Chicago may be currently the most hated city by conservatives by far, but when it comes to TV drama, we’re on fire and viewers are loving it. Wednesday was Chicago night on NBC as three Dick Wolf shows – Chicago Fire, Chicago P.D., and the premiere of new drama Chicago Justice participated in an epic three-show crossover event – and the stunt paid off handsomely in the ratings, giving NBC its most-watched Wednesday night lineup in two years. According to Screener, two of the three shows each finished first in the adult 18-49 demo, beating ABC’s When We Rise mini-series and Fox’s Star.
Usually airing on Tuesday night, Chicago Fire led off drew a 1.7, nearly double what regular time slot occupant Blindspot pulls in and tied ABC’s The Goldbergs and Modern Family for the time period lead.
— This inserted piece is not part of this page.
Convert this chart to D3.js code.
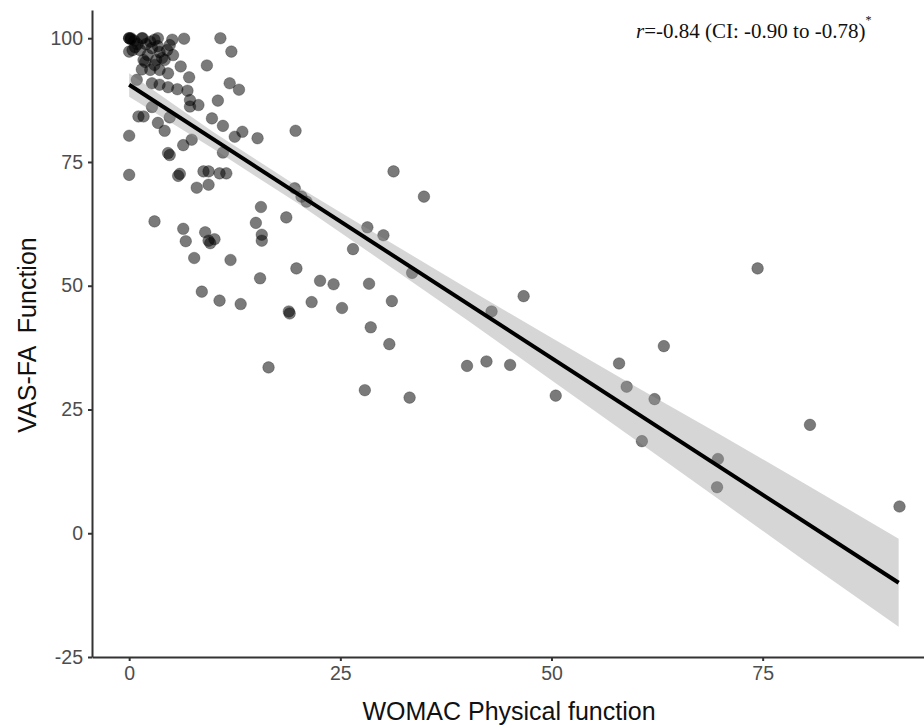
<!DOCTYPE html>
<html lang="en">
<head>
  <meta charset="UTF-8">
  <title>VAS-FA Function vs WOMAC Physical function</title>
  <style>
    body { margin: 0; background: #fff; }
    .tick text { font-family: "Liberation Sans", Arial, sans-serif; font-size: 19.5px; fill: #4d4d4d; }
    .axis-title { font-family: "Liberation Sans", Arial, sans-serif; font-size: 25px; fill: #111; white-space: pre; }
    .note { font-family: "Liberation Serif", "Times New Roman", serif; font-size: 21px; fill: #111; }
  </style>
</head>
<body>
  <div id="chart"></div>
  <script src="https://d3js.org/d3.v7.min.js"></script>
  <script>
    // WOMAC Physical function (x) and VAS-FA Function (y)
    const womac = [
      0, 0, 0.2, 1.6, 3.4, 5.1, 6.5, 10.8, 12.1, 0, 5.2, 1.7, 3.2, 9.2, 6.1, 1.5, 3.6, 4.6, 7.1, 11.9,
      13.0, 0.9, 2.7, 3.6, 4.6, 5.7, 6.9, 10.5, 7.2, 8.2, 2.7, 1.1, 1.7, 3.4, 4.2, 4.8, 9.8, 11.1, 0, 6.4,
      7.4, 12.5, 13.4, 15.2, 4.6, 4.8, 11.1, 7.2, 0.4,
      0.2, 0.6, 1.0, 1.5, 2.0, 2.5, 2.7, 3.0, 3.4, 3.6, 3.9, 2.2, 1.3, 0.7, 1.9, 3.0, 4.2, 2.5, 4.5, 4.8,
      0, 5.8, 6.0, 8.8, 9.4, 10.7, 11.5, 8.0, 9.4, 15.6, 15.0, 18.6, 3.0, 6.4, 6.7, 9.0, 9.4, 9.6, 10.1, 15.7,
      15.7, 7.7, 12.0, 15.5, 8.6, 10.7, 13.2, 18.9, 19.0,
      19.7, 31.3, 34.9, 19.6, 20.4, 21.0, 28.2, 30.1, 26.5, 33.5, 19.8, 22.6, 24.2, 28.4, 31.1, 21.6, 25.2,
      42.9, 46.7, 28.6, 30.8, 16.5, 40.0, 42.3, 45.1, 27.9, 33.2,
      50.5, 58.0, 63.3, 58.9, 62.2, 60.7, 69.7, 69.6, 74.4, 80.6, 91.2
    ];
    const vasfa = [
      100, 100, 99.8, 100, 100, 99.7, 99.9, 100, 97.3, 97.3, 96.6, 95.6, 95.6, 94.5, 94.3, 93.7, 93.6, 92.9, 92.1, 90.9,
      89.6, 91.6, 90.9, 90.6, 90.1, 89.7, 89.4, 87.4, 86.2, 86.5, 86.1, 84.2, 84.2, 82.9, 81.3, 84.0, 83.8, 82.3, 80.3, 78.4,
      79.5, 80.1, 81.1, 79.8, 76.8, 76.4, 76.9, 87.5, 97.6,
      100, 99.5, 98.8, 100, 98.8, 99.3, 98.0, 99.7, 98.4, 97.2, 96.0, 96.6, 97.6, 98.2, 95.2, 94.6, 95.6, 93.6, 97.6, 98.6,
      72.4, 72.2, 72.6, 73.1, 73.1, 72.7, 72.7, 69.8, 70.4, 65.9, 62.7, 63.8, 63.0, 61.5, 59.0, 60.8, 59.1, 58.6, 59.4, 60.3,
      59.1, 55.6, 55.2, 51.5, 48.8, 47.0, 46.3, 44.8, 44.4,
      81.3, 73.1, 68.0, 69.7, 68.0, 67.0, 61.8, 60.2, 57.4, 52.6, 53.5, 51.0, 50.3, 50.4, 46.9, 46.7, 45.5,
      44.8, 47.9, 41.6, 38.2, 33.5, 33.8, 34.7, 34.0, 28.9, 27.4,
      27.8, 34.3, 37.8, 29.6, 27.1, 18.6, 15.0, 9.3, 53.5, 21.9, 5.4
    ];

    // fitted line and its confidence band
    const fitX = [0, 91.1];
    const fitY = [90.6, -10.0];
    const bandX = [0, 10, 20, 30, 40, 50, 60, 70, 80, 91.1];
    const bandHi = [92.9, 81.0, 70.0, 59.7, 49.5, 39.5, 29.6, 19.9, 10.0, -1.1];
    const bandLo = [88.2, 77.6, 66.6, 54.9, 43.1, 30.9, 18.8, 6.6, -5.6, -18.9];

    const xTicks = [0, 25, 50, 75];
    const yTicks = [-25, 0, 25, 50, 75, 100];

    const width = 924;
    const height = 726;
    const margin = { top: 10, right: 0, bottom: 69, left: 92 };

    const svg = d3.select('#chart')
      .append('svg')
      .attr('width', width)
      .attr('height', height);

    const xScale = d3.scaleLinear()
      .domain([-4.4, 94.1])
      .range([margin.left, width - margin.right]);

    const yScale = d3.scaleLinear()
      .domain([-25, 105.7])
      .range([height - margin.bottom, margin.top]);

    const points = womac.map((x, i) => ({ x: x, y: vasfa[i] }));

    svg.append('g')
      .selectAll('circle')
      .data(points)
      .enter()
      .append('circle')
      .attr('cx', d => xScale(d.x))
      .attr('cy', d => yScale(d.y))
      .attr('r', 5.8)
      .attr('fill', '#000')
      .attr('fill-opacity', 0.52)
      .attr('stroke', '#000')
      .attr('stroke-opacity', 0.25)
      .attr('stroke-width', 1);

    const band = bandX.map((x, i) => ({ x: x, lo: bandLo[i], hi: bandHi[i] }));

    svg.append('path')
      .datum(band)
      .attr('fill', '#999')
      .attr('fill-opacity', 0.4)
      .attr('d', d3.area()
        .x(d => xScale(d.x))
        .y0(d => yScale(d.lo))
        .y1(d => yScale(d.hi)));

    svg.append('path')
      .datum(fitX.map((x, i) => ({ x: x, y: fitY[i] })))
      .attr('fill', 'none')
      .attr('stroke', '#000')
      .attr('stroke-width', 4)
      .attr('d', d3.line()
        .x(d => xScale(d.x))
        .y(d => yScale(d.y)));

    const fmt = d => String(d);

    const xAxis = svg.append('g')
      .attr('transform', `translate(0, ${height - margin.bottom})`)
      .call(d3.axisBottom(xScale).tickValues(xTicks).tickFormat(fmt).tickSize(4).tickSizeOuter(0).tickPadding(5));

    const yAxis = svg.append('g')
      .attr('transform', `translate(${margin.left}, 0)`)
      .call(d3.axisLeft(yScale).tickValues(yTicks).tickFormat(fmt).tickSize(4).tickSizeOuter(0).tickPadding(5));

    [xAxis, yAxis].forEach(ax => {
      ax.select('.domain').attr('stroke', '#333').attr('stroke-width', 2);
      ax.selectAll('.tick line').attr('stroke', '#333').attr('stroke-width', 2);
    });

    svg.append('text')
      .attr('class', 'axis-title')
      .attr('x', 509)
      .attr('y', 720)
      .attr('text-anchor', 'middle')
      .text('WOMAC Physical function');

    svg.append('text')
      .attr('class', 'axis-title')
      .attr('transform', 'rotate(-90)')
      .attr('x', -335)
      .attr('y', 36)
      .attr('text-anchor', 'middle')
      .text('VAS-FA  Function');

    const note = svg.append('text')
      .attr('class', 'note')
      .attr('x', 636)
      .attr('y', 38);
    note.append('tspan').attr('font-style', 'italic').text('r');
    note.append('tspan').text('=-0.84 (CI: -0.90 to -0.78)');
    note.append('tspan').attr('font-size', '12px').attr('dy', -14).text('*');
  </script>
</body>
</html>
Fire was followed by Chicago P.D., which drew a 1.9 rating, and drew a personal high of 9.6 million viewers. Both led into the premiere of Chicago Justice, which premiered with a 1.7 rating, easily winning its time slot.
Thursday night drama Chicago Med was not part of the event, but did feature cast members from the show in the crossover.
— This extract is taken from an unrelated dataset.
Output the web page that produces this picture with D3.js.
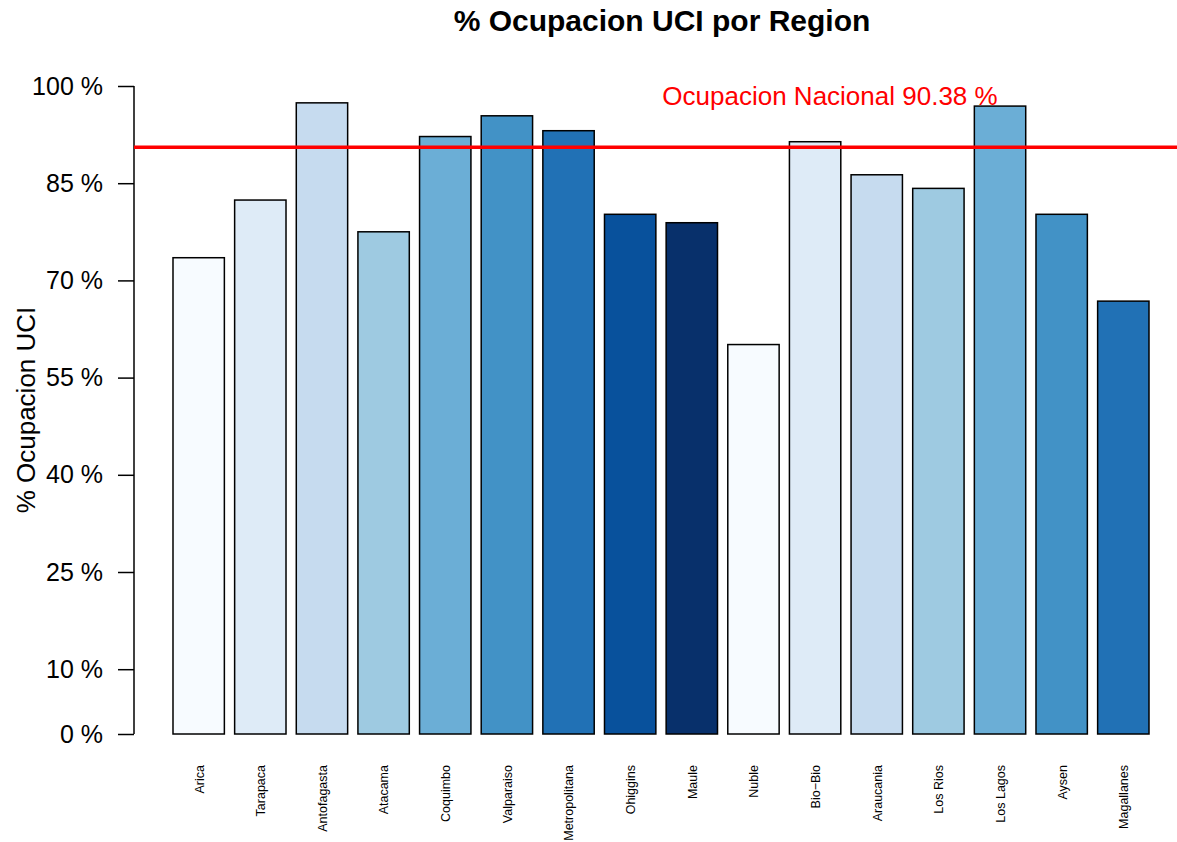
<!DOCTYPE html>
<html>
<head>
<meta charset="utf-8">
<script src="https://cdn.jsdelivr.net/npm/d3@7"></script>
<style>
    body { margin: 0; background: #fff; }
    svg { display: block; font-family: "Liberation Sans", Arial, sans-serif; }
</style>
</head>
<body>
<div class="main_content"></div>
<script>
// Regions and % ICU occupancy
const regions = ['Arica', 'Tarapaca', 'Antofagasta', 'Atacama', 'Coquimbo', 'Valparaiso',
    'Metropolitana', 'Ohiggins', 'Maule', 'Nuble', 'Bio\u2212Bio', 'Araucania',
    'Los Rios', 'Los Lagos', 'Aysen', 'Magallanes'];
const occupancy = [73.5, 82.4, 97.4, 77.5, 92.2, 95.4, 93.1, 80.2, 78.9, 60.1,
    91.4, 86.3, 84.2, 96.9, 80.2, 66.8];
const yTicks = [0, 10, 25, 40, 55, 70, 85, 100];
const nationalValue = 90.38;
// RColorBrewer Blues (9), recycled over the bars
const palette = ['#F7FBFF', '#DEEBF7', '#C6DBEF', '#9ECAE1', '#6BAED6',
    '#4292C6', '#2171B5', '#08519C', '#08306B'];

class BarChart {
    constructor() {
        this.width = 1177;
        this.height = 842;
    }

    render() {
        let div = d3.select('.main_content').append('div').classed('bar_chart', true);

        this.svg = div.append('svg')
            .attr('width', this.width)
            .attr('height', this.height);

        // Scales
        let x = d3.scaleBand()
            .domain(regions)
            .range([167.86, 1154.14])
            .paddingInner(1 / 6)
            .paddingOuter(1 / 12);

        let y = d3.scaleLinear()
            .domain([0, 100])
            .range([734, 86]);

        // Bars
        this.svg.append('g')
            .selectAll('rect')
            .data(regions)
            .join('rect')
            .attr('x', d => x(d))
            .attr('y', (d, i) => y(occupancy[i]))
            .attr('width', x.bandwidth())
            .attr('height', (d, i) => y(0) - y(occupancy[i]))
            .style('fill', (d, i) => palette[i % palette.length])
            .style('stroke', '#000')
            .style('stroke-width', 1.5);

        // Y axis
        let yAxis = d3.axisLeft(y)
            .tickValues(yTicks)
            .tickSize(16)
            .tickPadding(15)
            .tickFormat(d => d + ' %');

        let gy = this.svg.append('g')
            .attr('transform', 'translate(134,0)')
            .call(yAxis);
        gy.select('.domain').attr('d', 'M0,' + y(0) + 'V' + y(100))
            .style('stroke', '#000').style('stroke-width', 1.5);
        gy.selectAll('.tick line').style('stroke', '#000').style('stroke-width', 1.5);
        gy.selectAll('.tick text')
            .style('font-size', '25px')
            .style('font-family', '"Liberation Sans", Arial, sans-serif')
            .style('fill', '#000');

        // X labels (vertical, no axis line)
        this.svg.append('g')
            .selectAll('text')
            .data(regions)
            .join('text')
            .attr('transform', d => 'translate(' + (x(d) + x.bandwidth() / 2 + 0.5) + ',765) rotate(-90)')
            .attr('text-anchor', 'end')
            .attr('dy', '0.35em')
            .style('font-size', '12.5px')
            .text(d => d);

        // National occupancy line
        this.svg.append('line')
            .attr('x1', 134)
            .attr('x2', this.width)
            .attr('y1', y(nationalValue) - 1)
            .attr('y2', y(nationalValue) - 1)
            .style('stroke', '#ff0000')
            .style('stroke-width', 3.5);

        this.svg.append('text')
            .attr('x', 830)
            .attr('y', 105)
            .attr('text-anchor', 'middle')
            .style('font-size', '26px')
            .style('fill', '#ff0000')
            .text('Ocupacion Nacional ' + nationalValue + ' %');

        // Titles
        this.svg.append('text')
            .attr('x', 662)
            .attr('y', 31)
            .attr('text-anchor', 'middle')
            .style('font-size', '30px')
            .style('font-weight', 'bold')
            .text('% Ocupacion UCI por Region');

        this.svg.append('text')
            .attr('transform', 'translate(35,410) rotate(-90)')
            .attr('text-anchor', 'middle')
            .style('font-size', '26px')
            .text('% Ocupacion UCI');
    }
}

new BarChart().render();
</script>
</body>
</html>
Chicago Justice now heads to Sunday nights, where it will have a tough task – facing television’s top-rated series in the 18-49 demo, The Walking Dead.
The latest niche cable channel running into trouble is eleven-year old Chiller, NBC Universal’s horror/sci-fi channel. Spectrum Cable (formerly known as Charter before its merger with Time Warner Cable) announced this week it was dropping the channel next month due to low viewership. This comes as several cable and satellite distributors are cutting little-viewed niche channels with small reach as customers are steering away from big cable packages for smaller bundles.
A few weeks ago, NBC Universal shuttered Cloo after losing several distribution pacts. Cloo was a mystery/suspense-themed channel airing many programs from the NBC Universal library. NBC Universal also pulled the plug on the Esquire Channel, a little-watched channel targeted to men.
And more weed whacking is yet to come. New Viacom boss Bob Bakish is shifting resources to six channels and/or brands: BET, Comedy Central, MTV, Nickelodeon, Nick Jr. and Spike (soon to be renamed the Paramount Network.) That’s bad news for channels such as TV Land, a classic TV channel forced to shift its properties to fresher fare due to competition from diginet channels MeTV, Cozi, Antenna TV, Decades, and GetTV (all available for free if you have an over-the-air antenna.)
And you don’t have to look far to see the effects: RuPaul’s Drag Race recently announced a move to VH1 from sister Viacom network Logo, which will only air encore presentations. Originally featuring programming to the LGBT community, Logo now airs primarily off-network reruns such as Married…With Children, Roseanne, and The Golden Girls (in other words, reruns that aired on other Viacom networks.)
Recently, Chiller averaged 64,000 viewers reaching just 31 percent of cable homes, according to Ad Age.